K. A. Wittfogel, Asian society, and the Moscow Trials

One of the contributors to the Journal for Social Research is Karl August Wittfogel,[19] who specializes in the study of Asian society and has published several very interesting papers on this topic for the Journal. Until recently, Wittfogel was a politically active Stalinist. In Germany, he publicly defended both the so-called “theories” of social fascism and of socialism in one country, neither of which is in the spirit of social research, but only of social demagoguery. Both had the effect of weakening the working class and preparing the way for Hitler’s victory. We have no evidence to this day that Wittfogel has in any way disavowed Stalinism. Certainly, the scientific study of Asian society is more honorable than, for example, defending the Moscow Trials and their counterpart, the Popular Front. But the value of such work is no excuse for failing to participate in present struggles. Marx and Engels also found time to leisurely muse over primitive society, matriarchy, and the history of the family and private property, but they always managed to combine such studies with deep analysis of contemporary questions and to lay open the path to the future. Marxism treated as an escape from the present is indeed the most grotesque of all kinds of Marxism yet formulated. But exactly this seems to have found a home in the Institute for Social Research.

Conclusions

The editors and contributors of the Journal for Social Research seem to place greater value on abstract methods than on engaging with the concrete issues of the present. But Marxist philosophy is essentially a guide to action. In one of Horkheimer’s essays, there is the insightful sentence, tested a thousand times by historical experience in recent decades: “Indifference to the idea in theory is the precursor of cynicism in practical life.”[20] But this statement needs a supplement: abstaining from practice leads to sterility in theory. The only criterion for the truth of Marxist theory is its verification in practice. If critical theory does not wish to regress into a mindless distraction for sophisticated imitators, then it must engage in political practice. |P


[1] The text first appeared in Unser Wort 7, no. 6/7 (97/98) (June/July 1939): 5–6. It is also available in Helmut Dahmer, Freud, Trotzki und der Horkheimer-Kreis (Münster: Verlag Westfälisches Dampfboot, 2019), 480–89. See the translators’ introduction to the text in this issue.
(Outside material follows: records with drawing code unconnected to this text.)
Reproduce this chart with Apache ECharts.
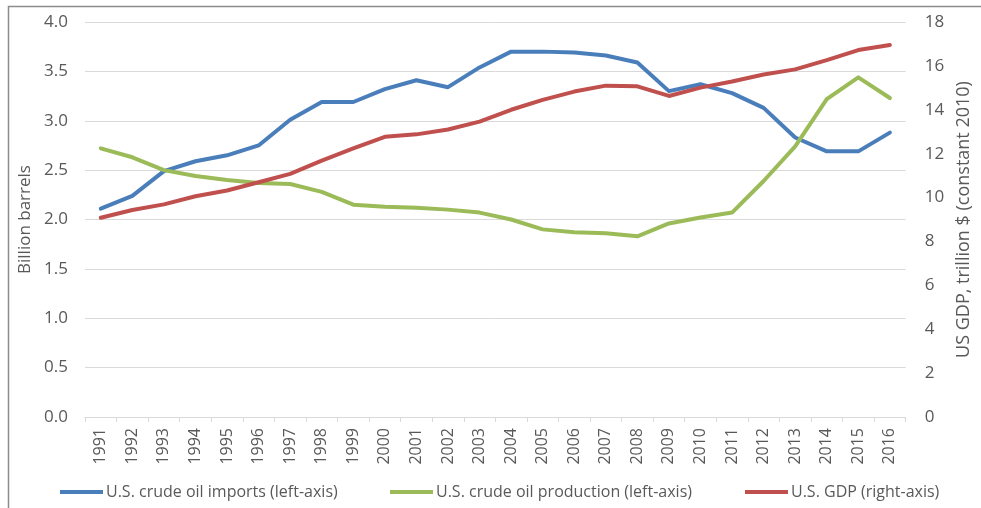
<!DOCTYPE html>
<html>
<head>
<meta charset="utf-8">
<script src="https://cdn.jsdelivr.net/npm/echarts@6/dist/echarts.min.js"></script>
<style>
  html, body { margin: 0; padding: 0; background: #fff; }
  #chart { width: 981px; height: 508px; }
</style>
</head>
<body>
<div id="chart"></div>
<script>
// Years on the category axis
const years = ['1991','1992','1993','1994','1995','1996','1997','1998','1999','2000',
  '2001','2002','2003','2004','2005','2006','2007','2008','2009','2010',
  '2011','2012','2013','2014','2015','2016'];

// U.S. crude oil imports, billion barrels (left axis)
const imports = [2.11, 2.24, 2.49, 2.59, 2.65, 2.75, 3.01, 3.19, 3.19, 3.32,
  3.41, 3.34, 3.54, 3.70, 3.70, 3.69, 3.66, 3.59, 3.30, 3.37,
  3.28, 3.13, 2.83, 2.69, 2.69, 2.88];

// U.S. crude oil production, billion barrels (left axis)
const production = [2.72, 2.63, 2.50, 2.44, 2.40, 2.37, 2.36, 2.28, 2.15, 2.13,
  2.12, 2.10, 2.07, 2.00, 1.90, 1.87, 1.86, 1.83, 1.96, 2.02,
  2.07, 2.39, 2.74, 3.22, 3.44, 3.23];

// U.S. GDP, trillion $ constant 2010 (right axis)
const gdp = [9.08, 9.43, 9.69, 10.06, 10.32, 10.70, 11.08, 11.68, 12.24, 12.77,
  12.88, 13.10, 13.46, 14.00, 14.45, 14.83, 15.10, 15.07, 14.63, 15.01,
  15.29, 15.61, 15.84, 16.26, 16.72, 16.95];

const seriesNames = [
  'U.S. crude oil imports (left-axis)',
  'U.S. crude oil production (left-axis)',
  'U.S. GDP (right-axis)'
];
const seriesColors = ['#4a7ebb', '#9bbb59', '#c0504d'];
const legendLefts = [55, 385, 740];

const textColor = '#595959';
const fontFamily = '"Open Sans", "Noto Sans", sans-serif';

const chart = echarts.init(document.getElementById('chart'), null, { renderer: 'canvas' });

function lineSeries(i, data, axisIndex) {
  return {
    name: seriesNames[i],
    type: 'line',
    yAxisIndex: axisIndex,
    data: data,
    symbol: 'none',
    smooth: false,
    lineStyle: { color: seriesColors[i], width: 4, cap: 'round', join: 'round' },
    itemStyle: { color: seriesColors[i] }
  };
}

// one legend block per series so each entry sits at its own spot
const legends = seriesNames.map((name, i) => ({
  left: legendLefts[i],
  top: 479,
  itemWidth: 43,
  itemHeight: 4,
  icon: 'rect',
  textStyle: { color: textColor, fontSize: 16, fontFamily: fontFamily, padding: [0, 0, 0, -2] },
  data: [name]
}));

chart.setOption({
  animation: false,
  backgroundColor: '#fff',
  textStyle: { fontFamily: fontFamily },
  graphic: [
    {
      type: 'polyline',
      shape: { points: [[8.5, 520], [8.5, 6.5], [990, 6.5]] },
      style: { stroke: '#8c8c8c', lineWidth: 1.5, fill: null },
      silent: true
    }
  ],
  grid: { left: 85, right: 67, top: 22, bottom: 91, containLabel: false },
  legend: legends,
  xAxis: {
    type: 'category',
    data: years,
    boundaryGap: true,
    axisLine: { lineStyle: { color: '#d9d9d9', width: 1 } },
    axisTick: { show: true, length: 5, lineStyle: { color: '#d9d9d9' } },
    axisLabel: { rotate: 90, color: textColor, fontSize: 16, margin: 11, interval: 0 }
  },
  yAxis: [
    {
      type: 'value',
      min: 0, max: 4, interval: 0.5,
      name: 'Billion barrels',
      nameLocation: 'middle',
      nameGap: 49,
      nameRotate: 90,
      nameTextStyle: { color: textColor, fontSize: 17 },
      axisLine: { show: false },
      axisTick: { show: false },
      axisLabel: { color: textColor, fontSize: 17, margin: 17, formatter: v => v.toFixed(1) },
      splitLine: { lineStyle: { color: '#d9d9d9', width: 1 } }
    },
    {
      type: 'value',
      min: 0, max: 18, interval: 2,
      name: 'US GDP, trillion $ (constant 2010)',
      nameLocation: 'middle',
      nameGap: 48,
      nameRotate: 90,
      nameTextStyle: { color: textColor, fontSize: 18 },
      axisLine: { show: false },
      axisTick: { show: false },
      axisLabel: { color: textColor, fontSize: 17, margin: 19 },
      splitLine: { show: false }
    }
  ],
  series: [
    lineSeries(0, imports, 0),
    lineSeries(1, production, 0),
    lineSeries(2, gdp, 1)
  ]
});
</script>
</body>
</html>
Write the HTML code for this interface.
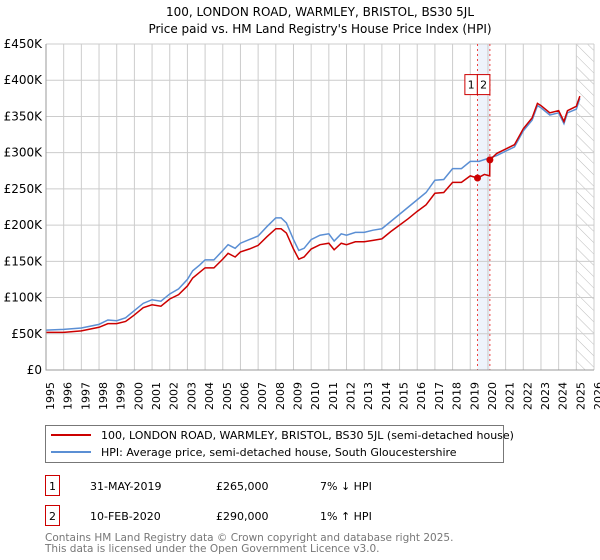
<!DOCTYPE html>
<html><head><meta charset="utf-8"><style>
body{margin:0;background:#fff;font-family:"DejaVu Sans","Liberation Sans",sans-serif;}
#wrap{position:relative;width:600px;height:560px;overflow:hidden}
</style></head><body><div id="wrap">
<svg id="chart" width="600" height="560" xmlns="http://www.w3.org/2000/svg" font-family="DejaVu Sans, Liberation Sans, sans-serif">
<text x="320" y="16" font-size="12" text-anchor="middle">100, LONDON ROAD, WARMLEY, BRISTOL, BS30 5JL</text>
<text x="320" y="33" font-size="12" text-anchor="middle">Price paid vs. HM Land Registry's House Price Index (HPI)</text>
<g id="grid"></g><g id="marks"></g><g id="axes"></g>
<g>
<rect x="45.5" y="425.5" width="458" height="37" fill="#fff" stroke="#777"/>
<line x1="51" y1="435" x2="91" y2="435" stroke="#cc0000" stroke-width="2"/>
<text x="101" y="439" font-size="11">100, LONDON ROAD, WARMLEY, BRISTOL, BS30 5JL (semi-detached house)</text>
<line x1="51" y1="452" x2="91" y2="452" stroke="#5b8fd4" stroke-width="2"/>
<text x="101" y="456" font-size="11">HPI: Average price, semi-detached house, South Gloucestershire</text>
</g>
<g font-size="11">
<rect x="45.5" y="475.5" width="14" height="20" fill="#fff" stroke="#cc0000"/>
<text x="52.5" y="490" text-anchor="middle">1</text>
<text x="90" y="490">31-MAY-2019</text><text x="216" y="490">£265,000</text><text x="320" y="490">7% ↓ HPI</text>
<rect x="45.5" y="505.5" width="14" height="20" fill="#fff" stroke="#cc0000"/>
<text x="52.5" y="520" text-anchor="middle">2</text>
<text x="90" y="520">10-FEB-2020</text><text x="216" y="520">£290,000</text><text x="320" y="520">1% ↑ HPI</text>
</g>
<text x="45" y="541" font-size="10.5" fill="#777">Contains HM Land Registry data © Crown copyright and database right 2025.</text>
<text x="45" y="552" font-size="10.5" fill="#777">This data is licensed under the Open Government Licence v3.0.</text>
</svg></div>
<script>
const hpiYears=[1995,1996,1997,1998,1998.5,1999,1999.5,2000,2000.5,2001,2001.5,2002,2002.5,2003,2003.3,2003.7,2004,2004.5,2005,2005.3,2005.7,2006,2006.5,2007,2007.5,2008,2008.3,2008.6,2009,2009.3,2009.6,2010,2010.5,2011,2011.3,2011.7,2012,2012.5,2013,2013.5,2014,2014.5,2015,2015.5,2016,2016.5,2017,2017.5,2018,2018.5,2019,2019.5,2020,2020.5,2021,2021.5,2022,2022.5,2022.8,2023,2023.5,2024,2024.3,2024.5,2025,2025.2];
const hpiValues=[55,56,58,63,69,68,72,82,92,97,95,105,112,125,137,145,152,152,165,173,168,175,180,185,198,210,210,203,180,165,168,180,186,188,178,188,186,190,190,193,195,205,215,225,235,245,262,263,278,278,288,288,292,296,302,308,330,345,365,362,352,355,340,355,360,375];
const propYears=[1995,1996,1997,1998,1998.5,1999,1999.5,2000,2000.5,2001,2001.5,2002,2002.5,2003,2003.3,2003.7,2004,2004.5,2005,2005.3,2005.7,2006,2006.5,2007,2007.5,2008,2008.3,2008.6,2009,2009.3,2009.6,2010,2010.5,2011,2011.3,2011.7,2012,2012.5,2013,2013.5,2014,2014.5,2015,2015.5,2016,2016.5,2017,2017.5,2018,2018.5,2019,2019.41,2019.8,2020.1,2020.11,2020.5,2021,2021.5,2022,2022.5,2022.8,2023,2023.5,2024,2024.3,2024.5,2025,2025.2];
const propValues=[52,52,54,59,64,64,67,76,86,90,88,98,104,116,127,135,141,141,153,161,156,163,167,172,184,195,195,189,167,153,156,167,173,175,166,175,173,177,177,179,181,191,200,209,219,228,244,245,259,259,268,265,270,268,290,299,305,311,333,348,368,365,355,358,343,358,364,378];
const saleYears=[2019.41,2020.11];
const saleValues=[265,290];
const saleLabels=["1","2"];
const yTicks=[0,50,100,150,200,250,300,350,400,450];
const xTicks=[1995,1996,1997,1998,1999,2000,2001,2002,2003,2004,2005,2006,2007,2008,2009,2010,2011,2012,2013,2014,2015,2016,2017,2018,2019,2020,2021,2022,2023,2024,2025,2026];

const NS="http://www.w3.org/2000/svg";
const L=46,R=594,T=44,B=370;
const xs=y=>L+(y-1995)/(2026-1995)*(R-L);
const ys=v=>B-v/450*(B-T);
function mk(tag,attrs,parent){const e=document.createElementNS(NS,tag);for(const k in attrs)e.setAttribute(k,attrs[k]);parent.appendChild(e);return e;}
const grid=document.getElementById('grid'),marks=document.getElementById('marks'),axes=document.getElementById('axes');
const sp=mk('rect',{x:xs(saleYears[0]),y:T,width:xs(saleYears[1])-xs(saleYears[0]),height:B-T,fill:'#eef3fb'},grid);


const defs=mk('defs',{},grid);
const pat=mk('pattern',{id:'hatch',width:8,height:8,patternUnits:'userSpaceOnUse',patternTransform:'rotate(-45)'},defs);
mk('line',{x1:0,y1:0,x2:0,y2:8,stroke:'#bbb','stroke-width':1},pat);
const hr=mk('rect',{x:xs(2025),y:T,width:R-xs(2025),height:B-T,fill:'url(#hatch)'},grid);


xTicks.forEach(t=>{
  const l=mk('line',{x1:xs(t),x2:xs(t),y1:T,y2:B,stroke:'#ccc'},grid);
  
  
  const tx=mk('text',{x:xs(t),y:B+12,'font-size':11,'text-anchor':'end',transform:`rotate(-90 ${xs(t)+4} ${B+8})`},axes);
  tx.textContent=t;
  
  
});
yTicks.forEach(t=>{
  const l=mk('line',{x1:L,x2:R,y1:ys(t),y2:ys(t),stroke:'#ccc'},grid);
  
  
  const tx=mk('text',{x:L-4,y:ys(t)+4,'font-size':12,'text-anchor':'end'},axes);
  tx.textContent=t===0?'£0':'£'+t+'K';
  
  
});
const ax=mk('path',{d:`M${L},${T}V${B}H${R}`,fill:'none',stroke:'#999'},axes);


const boxW=12.5;
const box2Left=xs(saleYears[1])-boxW;
saleYears.forEach((y,i)=>{
  const l=mk('line',{x1:xs(y),x2:xs(y),y1:T,y2:B,stroke:'#ee4444','stroke-dasharray':'2,3'},grid);
  
  
  const bxX=i===1?box2Left:box2Left-boxW;
  const bx=mk('rect',{x:bxX,y:ys(405)-2,width:boxW,height:20,fill:'#fff',stroke:'#cc0000'},marks);
  
  
  const t=mk('text',{x:bxX+boxW/2,y:ys(405)+12,'font-size':11,'text-anchor':'middle'},marks);
  t.textContent=saleLabels[i];
  
  
});
const hp=mk('polyline',{points:hpiYears.map((y,i)=>xs(y)+','+ys(hpiValues[i])).join(' '),fill:'none',stroke:'#5b8fd4','stroke-width':1.5},marks);


const pp=mk('polyline',{points:propYears.map((y,i)=>xs(y)+','+ys(propValues[i])).join(' '),fill:'none',stroke:'#cc0000','stroke-width':1.5},marks);


saleYears.forEach((y,i)=>{
  const c=mk('circle',{cx:xs(y),cy:ys(saleValues[i]),r:3.5,fill:'#cc0000'},marks);
  
  
});
</script></body></html>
[2] Thomas Mann (1875–1955), Heinrich Mann (1871–1950), Bertolt Brecht (1898–1956), Lion Feuchtwanger (1884–1958), Georg Bernhard (1875–1944), Herbert Arthur Hart (1907–92), Kurt Hiller (1885–1972), Friedrich Stampfer (1874–1957), Jakob Walcher (1887–1970), Willi Münzenberg (1889–1940), and Wilhelm Pieck (1876–1960) were German writers, journalists, and activists in the Popular Front against fascism.

[3] Siegfried Marck (1889–1957), a German philosopher who joined the Social Democratic Party of Germany following WWI. He fled to America as fascism came to power.
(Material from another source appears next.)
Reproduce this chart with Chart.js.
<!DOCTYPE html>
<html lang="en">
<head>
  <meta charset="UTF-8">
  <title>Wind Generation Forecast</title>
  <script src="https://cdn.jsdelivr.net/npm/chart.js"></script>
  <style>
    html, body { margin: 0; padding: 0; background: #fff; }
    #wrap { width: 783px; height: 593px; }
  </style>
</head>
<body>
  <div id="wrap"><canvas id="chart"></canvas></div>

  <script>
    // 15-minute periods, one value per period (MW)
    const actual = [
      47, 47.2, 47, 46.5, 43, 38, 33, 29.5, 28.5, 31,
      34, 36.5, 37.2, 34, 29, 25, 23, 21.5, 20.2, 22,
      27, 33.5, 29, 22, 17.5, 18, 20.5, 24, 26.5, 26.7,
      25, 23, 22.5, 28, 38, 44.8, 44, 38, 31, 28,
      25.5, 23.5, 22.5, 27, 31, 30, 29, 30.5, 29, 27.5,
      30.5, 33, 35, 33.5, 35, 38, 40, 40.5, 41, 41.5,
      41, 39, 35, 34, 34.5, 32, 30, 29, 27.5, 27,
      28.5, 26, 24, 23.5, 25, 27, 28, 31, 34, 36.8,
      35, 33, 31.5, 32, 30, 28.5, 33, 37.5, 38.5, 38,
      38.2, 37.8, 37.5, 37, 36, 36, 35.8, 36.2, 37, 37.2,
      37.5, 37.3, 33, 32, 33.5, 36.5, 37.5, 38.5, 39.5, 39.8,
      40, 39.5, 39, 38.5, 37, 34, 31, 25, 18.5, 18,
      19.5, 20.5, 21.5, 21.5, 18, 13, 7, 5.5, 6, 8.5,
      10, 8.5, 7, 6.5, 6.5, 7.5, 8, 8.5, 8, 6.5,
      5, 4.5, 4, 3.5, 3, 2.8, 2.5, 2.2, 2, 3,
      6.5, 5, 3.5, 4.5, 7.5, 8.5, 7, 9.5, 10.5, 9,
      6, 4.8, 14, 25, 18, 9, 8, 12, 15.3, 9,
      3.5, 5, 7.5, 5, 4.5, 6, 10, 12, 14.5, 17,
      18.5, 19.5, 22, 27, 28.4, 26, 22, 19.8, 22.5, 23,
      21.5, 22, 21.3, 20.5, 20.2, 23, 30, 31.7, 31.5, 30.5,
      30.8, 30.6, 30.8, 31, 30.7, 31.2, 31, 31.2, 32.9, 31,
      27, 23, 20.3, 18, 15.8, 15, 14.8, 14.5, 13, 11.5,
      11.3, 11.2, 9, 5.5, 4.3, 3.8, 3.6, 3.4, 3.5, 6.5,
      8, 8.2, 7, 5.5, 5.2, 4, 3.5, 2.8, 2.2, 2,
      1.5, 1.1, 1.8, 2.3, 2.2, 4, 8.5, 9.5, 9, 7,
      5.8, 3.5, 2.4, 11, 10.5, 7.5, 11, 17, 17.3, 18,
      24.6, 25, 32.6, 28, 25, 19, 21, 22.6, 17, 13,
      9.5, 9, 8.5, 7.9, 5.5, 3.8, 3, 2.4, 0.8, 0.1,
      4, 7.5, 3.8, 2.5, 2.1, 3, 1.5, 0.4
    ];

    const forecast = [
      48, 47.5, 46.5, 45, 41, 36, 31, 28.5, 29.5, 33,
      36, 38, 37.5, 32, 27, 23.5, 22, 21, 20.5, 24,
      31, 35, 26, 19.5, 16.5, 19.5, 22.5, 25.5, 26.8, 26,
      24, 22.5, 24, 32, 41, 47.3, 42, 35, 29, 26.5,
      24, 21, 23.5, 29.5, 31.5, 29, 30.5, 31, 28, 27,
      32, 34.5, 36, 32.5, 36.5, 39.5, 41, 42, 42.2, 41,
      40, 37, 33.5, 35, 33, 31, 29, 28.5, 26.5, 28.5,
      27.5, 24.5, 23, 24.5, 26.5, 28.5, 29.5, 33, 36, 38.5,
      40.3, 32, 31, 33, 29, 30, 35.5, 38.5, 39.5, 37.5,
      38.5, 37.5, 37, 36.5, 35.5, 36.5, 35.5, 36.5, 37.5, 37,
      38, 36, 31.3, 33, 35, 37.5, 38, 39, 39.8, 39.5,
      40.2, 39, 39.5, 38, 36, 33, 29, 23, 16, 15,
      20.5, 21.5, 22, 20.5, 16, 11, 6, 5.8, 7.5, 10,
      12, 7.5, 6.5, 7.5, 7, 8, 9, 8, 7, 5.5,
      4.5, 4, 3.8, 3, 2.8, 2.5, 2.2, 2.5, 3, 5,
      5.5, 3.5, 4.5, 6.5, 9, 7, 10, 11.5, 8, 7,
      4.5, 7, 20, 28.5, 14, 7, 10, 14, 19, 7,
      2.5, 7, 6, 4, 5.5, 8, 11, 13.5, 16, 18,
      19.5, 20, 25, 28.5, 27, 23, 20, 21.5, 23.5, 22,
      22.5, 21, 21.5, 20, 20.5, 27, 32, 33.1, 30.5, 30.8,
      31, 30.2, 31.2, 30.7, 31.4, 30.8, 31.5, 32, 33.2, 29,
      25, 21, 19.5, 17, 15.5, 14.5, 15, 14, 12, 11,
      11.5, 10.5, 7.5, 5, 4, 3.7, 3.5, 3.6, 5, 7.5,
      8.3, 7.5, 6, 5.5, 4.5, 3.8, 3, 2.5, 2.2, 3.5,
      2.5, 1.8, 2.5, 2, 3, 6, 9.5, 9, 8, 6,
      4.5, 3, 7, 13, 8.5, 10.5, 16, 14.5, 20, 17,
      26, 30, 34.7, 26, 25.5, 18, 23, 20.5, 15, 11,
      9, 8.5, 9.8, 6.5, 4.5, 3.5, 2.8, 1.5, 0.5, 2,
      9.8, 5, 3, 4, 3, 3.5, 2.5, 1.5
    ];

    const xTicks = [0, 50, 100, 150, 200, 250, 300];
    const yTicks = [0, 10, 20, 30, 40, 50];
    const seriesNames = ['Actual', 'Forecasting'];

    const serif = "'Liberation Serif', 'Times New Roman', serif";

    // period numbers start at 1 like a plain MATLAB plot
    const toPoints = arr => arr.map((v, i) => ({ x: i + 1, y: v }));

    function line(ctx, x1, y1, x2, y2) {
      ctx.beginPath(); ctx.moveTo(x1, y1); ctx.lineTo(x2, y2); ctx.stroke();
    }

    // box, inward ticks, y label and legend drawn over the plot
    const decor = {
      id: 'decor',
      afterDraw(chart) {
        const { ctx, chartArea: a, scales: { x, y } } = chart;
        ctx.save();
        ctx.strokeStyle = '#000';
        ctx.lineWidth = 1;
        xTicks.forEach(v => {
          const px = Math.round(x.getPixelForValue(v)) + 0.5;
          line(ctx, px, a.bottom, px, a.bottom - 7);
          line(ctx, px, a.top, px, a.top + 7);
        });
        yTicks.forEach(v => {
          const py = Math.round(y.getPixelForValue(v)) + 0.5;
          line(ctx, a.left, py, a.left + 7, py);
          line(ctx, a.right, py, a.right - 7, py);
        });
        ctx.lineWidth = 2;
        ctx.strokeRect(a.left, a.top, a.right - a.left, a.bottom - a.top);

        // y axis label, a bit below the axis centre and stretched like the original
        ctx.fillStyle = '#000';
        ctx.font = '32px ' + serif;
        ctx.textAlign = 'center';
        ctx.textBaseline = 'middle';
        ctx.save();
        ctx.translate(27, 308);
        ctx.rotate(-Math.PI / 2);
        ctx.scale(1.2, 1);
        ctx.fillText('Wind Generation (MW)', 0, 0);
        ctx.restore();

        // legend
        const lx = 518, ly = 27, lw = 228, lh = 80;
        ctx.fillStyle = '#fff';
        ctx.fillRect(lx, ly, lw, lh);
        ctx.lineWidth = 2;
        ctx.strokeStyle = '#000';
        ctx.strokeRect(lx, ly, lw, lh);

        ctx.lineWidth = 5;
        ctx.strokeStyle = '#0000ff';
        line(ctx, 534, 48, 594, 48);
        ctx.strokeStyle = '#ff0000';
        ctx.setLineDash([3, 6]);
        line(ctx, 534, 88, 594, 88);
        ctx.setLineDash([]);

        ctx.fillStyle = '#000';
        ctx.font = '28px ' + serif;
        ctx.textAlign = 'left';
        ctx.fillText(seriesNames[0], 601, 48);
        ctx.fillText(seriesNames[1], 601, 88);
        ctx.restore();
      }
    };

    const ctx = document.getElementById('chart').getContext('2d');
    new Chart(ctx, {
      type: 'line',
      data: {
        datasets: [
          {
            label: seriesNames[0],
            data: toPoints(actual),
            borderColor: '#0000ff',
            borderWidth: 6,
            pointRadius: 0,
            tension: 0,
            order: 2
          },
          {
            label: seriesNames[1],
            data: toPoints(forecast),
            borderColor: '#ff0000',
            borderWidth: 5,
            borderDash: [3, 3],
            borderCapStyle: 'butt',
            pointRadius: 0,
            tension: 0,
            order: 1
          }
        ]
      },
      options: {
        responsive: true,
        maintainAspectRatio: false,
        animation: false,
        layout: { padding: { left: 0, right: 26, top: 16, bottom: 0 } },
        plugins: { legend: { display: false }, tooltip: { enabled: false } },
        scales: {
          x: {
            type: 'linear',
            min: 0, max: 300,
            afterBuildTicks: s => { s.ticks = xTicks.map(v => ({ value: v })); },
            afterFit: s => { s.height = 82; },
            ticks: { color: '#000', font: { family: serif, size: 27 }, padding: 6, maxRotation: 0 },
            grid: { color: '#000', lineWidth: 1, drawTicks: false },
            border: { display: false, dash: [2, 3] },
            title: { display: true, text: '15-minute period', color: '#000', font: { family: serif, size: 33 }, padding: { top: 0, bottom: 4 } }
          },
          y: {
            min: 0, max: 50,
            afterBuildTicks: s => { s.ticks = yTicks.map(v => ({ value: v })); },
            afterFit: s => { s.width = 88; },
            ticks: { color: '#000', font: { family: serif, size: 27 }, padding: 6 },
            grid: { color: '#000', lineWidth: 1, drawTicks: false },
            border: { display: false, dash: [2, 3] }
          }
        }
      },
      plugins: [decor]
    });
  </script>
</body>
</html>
[4] Max Horkheimer, “Die Philosophie der absoluten Konzentration,” Zeitschrift für Sozialforschung 7, no. 3 (1938): 385 [our translation].

[5] Ibid., 387.

[6] Max Horkheimer, “Traditional and Critical Theory” (1937), in Critical Theory: Selected Essays, trans. Matthew J. O’Connell (New York: Continuum, 1972), 188–243.

[7] Ibid., 213–14. The original German that Held is citing has one more sentence that does not appear in the usual English translation. It is translated here as “They have forgotten the relationship between revolution and independence.”

[8] The German phrase used throughout this passage is “die fortschrittliche Partei.” A plausible translation would be “the progressive party,” but the connotations of “progressive” for the modern reader would miss Held’s point. This passage expresses the idea that the party up to the task of changing the world no longer exists; it needs to be started from scratch. But it must have the most up-to-date consciousness and cannot afford to fall below the threshold in history that had already been reached, which, for Held, was represented by the levels of political and theoretical insight that Lenin achieved in building the Bolshevik Party. We chose to render this as “advanced” and then again as “avant-garde / vanguard” to capture this, in full awareness of the historical baggage that the term “vanguard” has accrued, and with acknowledgement that Held chose to use neither “die Vorhut” nor “die Avantgarde.”

[9] Horkheimer, “Traditional and Critical Theory,” 215–16. The final sentence is underlined by Held.

[10] A reference to a faction in the party during the Revisionist Dispute. The “pragmatists” were anti-theoretical and treated theory as only instrumental for reforms. They later were on Bernstein’s side and were denounced by Luxemburg and others as opportunists. See Manfred B. Steger, The Quest for Evolutionary Socialism: Eduard Bernstein and Social Democracy (Cambridge: Cambridge University Press, 1997).

[11] August Thalheimer (1884–1948), a German Marxist and co-founder of the Communist Party of Germany.

[12] This sentence is underlined by Held.

[13] Max Horkheimer, “The Rationalism Debate in Contemporary Philosophy” (1934), in Between Philosophy and Social Science, trans. G. Frederick Hunter, et al. (Cambridge: MIT Press, 1993), 261.

[14] Horkheimer, “Die Philosophie der absoluten Konzentration,” 384.

[15] Horkheimer, “Traditional and Critical Theory,” 218.

[16] Andrey Vyshinsky (1883–1954), a Soviet politician who served as state prosecutor in Stalin’s Moscow Trials.

[17] Evgeny Pashukanis (1891–1937), a Soviet legal scholar.

[18] Beatrice Webb (1858–1943) and Sidney Webb (1859–1947), British writers and activists who participated in the Fabian Society.

[19] Karl August Wittfogel (1896–1988), a German playwright and sinologist.

[20] Max Horkheimer, “The Latest Attack on Metaphysics” (1937), in Critical Theory: Selected Essays, 165n.